-- BEGIN GIVEN ENTRIES --

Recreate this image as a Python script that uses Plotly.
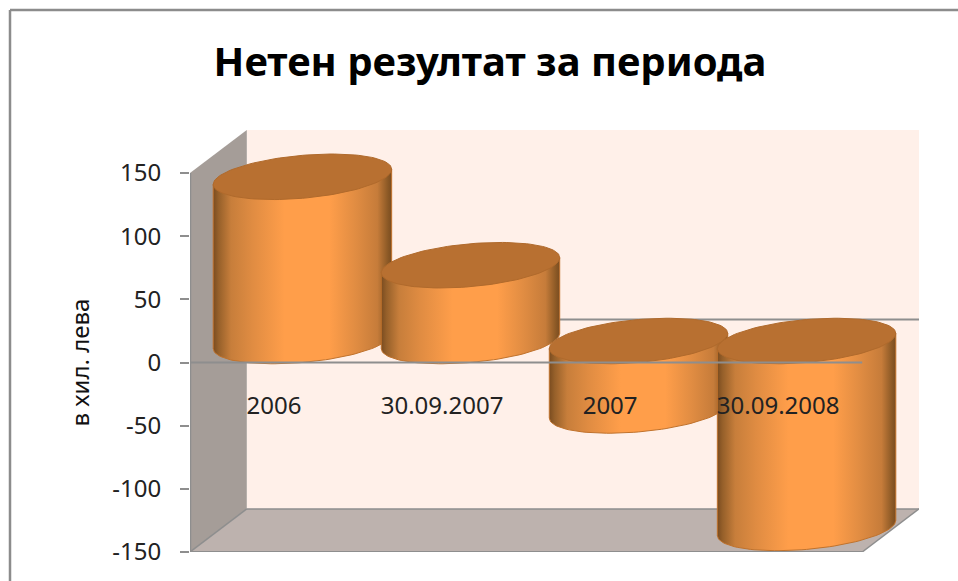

-- END GIVEN ENTRIES --
-- BEGIN GIVEN ENTRIES --

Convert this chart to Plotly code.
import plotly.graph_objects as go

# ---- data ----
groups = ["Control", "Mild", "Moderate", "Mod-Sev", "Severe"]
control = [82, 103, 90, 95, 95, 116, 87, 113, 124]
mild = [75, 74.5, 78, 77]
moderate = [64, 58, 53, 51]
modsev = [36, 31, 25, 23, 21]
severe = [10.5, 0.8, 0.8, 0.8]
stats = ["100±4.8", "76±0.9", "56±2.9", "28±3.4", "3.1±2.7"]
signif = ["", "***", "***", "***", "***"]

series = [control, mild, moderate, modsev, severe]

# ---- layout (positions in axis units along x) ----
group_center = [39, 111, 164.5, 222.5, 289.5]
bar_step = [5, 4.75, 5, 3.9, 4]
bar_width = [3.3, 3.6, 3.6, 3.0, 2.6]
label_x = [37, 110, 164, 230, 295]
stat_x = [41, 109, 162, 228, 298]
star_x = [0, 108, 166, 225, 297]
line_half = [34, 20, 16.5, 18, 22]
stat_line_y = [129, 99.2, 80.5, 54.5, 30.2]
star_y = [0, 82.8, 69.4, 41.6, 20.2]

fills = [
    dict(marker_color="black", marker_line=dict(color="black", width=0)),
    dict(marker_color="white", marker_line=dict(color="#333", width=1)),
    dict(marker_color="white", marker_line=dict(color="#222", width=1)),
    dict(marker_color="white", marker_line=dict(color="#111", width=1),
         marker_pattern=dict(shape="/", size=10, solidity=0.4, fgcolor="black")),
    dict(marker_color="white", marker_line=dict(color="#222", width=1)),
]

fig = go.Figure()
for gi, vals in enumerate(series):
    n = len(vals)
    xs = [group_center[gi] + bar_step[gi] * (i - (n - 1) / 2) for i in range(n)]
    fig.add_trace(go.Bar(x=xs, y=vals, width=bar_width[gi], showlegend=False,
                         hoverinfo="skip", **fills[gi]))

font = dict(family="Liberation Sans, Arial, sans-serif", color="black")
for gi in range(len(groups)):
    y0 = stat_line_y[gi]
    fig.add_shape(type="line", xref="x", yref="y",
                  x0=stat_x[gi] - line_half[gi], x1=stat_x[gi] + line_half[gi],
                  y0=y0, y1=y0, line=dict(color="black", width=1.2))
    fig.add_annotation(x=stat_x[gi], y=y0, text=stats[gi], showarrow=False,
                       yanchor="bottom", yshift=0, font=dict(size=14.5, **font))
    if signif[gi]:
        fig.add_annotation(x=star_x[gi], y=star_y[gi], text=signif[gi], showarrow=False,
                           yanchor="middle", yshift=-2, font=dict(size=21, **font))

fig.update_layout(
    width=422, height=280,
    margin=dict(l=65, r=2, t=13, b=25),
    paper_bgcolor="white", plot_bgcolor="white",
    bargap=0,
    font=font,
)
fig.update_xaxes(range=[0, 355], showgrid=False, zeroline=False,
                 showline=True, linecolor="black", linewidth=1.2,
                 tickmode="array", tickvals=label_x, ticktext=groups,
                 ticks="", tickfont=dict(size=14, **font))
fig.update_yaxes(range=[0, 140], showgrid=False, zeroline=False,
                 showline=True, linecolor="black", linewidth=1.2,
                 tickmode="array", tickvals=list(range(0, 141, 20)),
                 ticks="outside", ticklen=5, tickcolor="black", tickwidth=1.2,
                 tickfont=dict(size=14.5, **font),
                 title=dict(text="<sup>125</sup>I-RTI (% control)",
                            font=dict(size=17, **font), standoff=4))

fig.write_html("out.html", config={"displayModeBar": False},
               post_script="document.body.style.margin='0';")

-- END GIVEN ENTRIES --

> WORK TO BE COMPLETED
Copy out each line of the material that holds the word "this".

> EXERCISE ANSWER
Recreate this image as a Python script that uses Plotly.
Convert this chart to Plotly code.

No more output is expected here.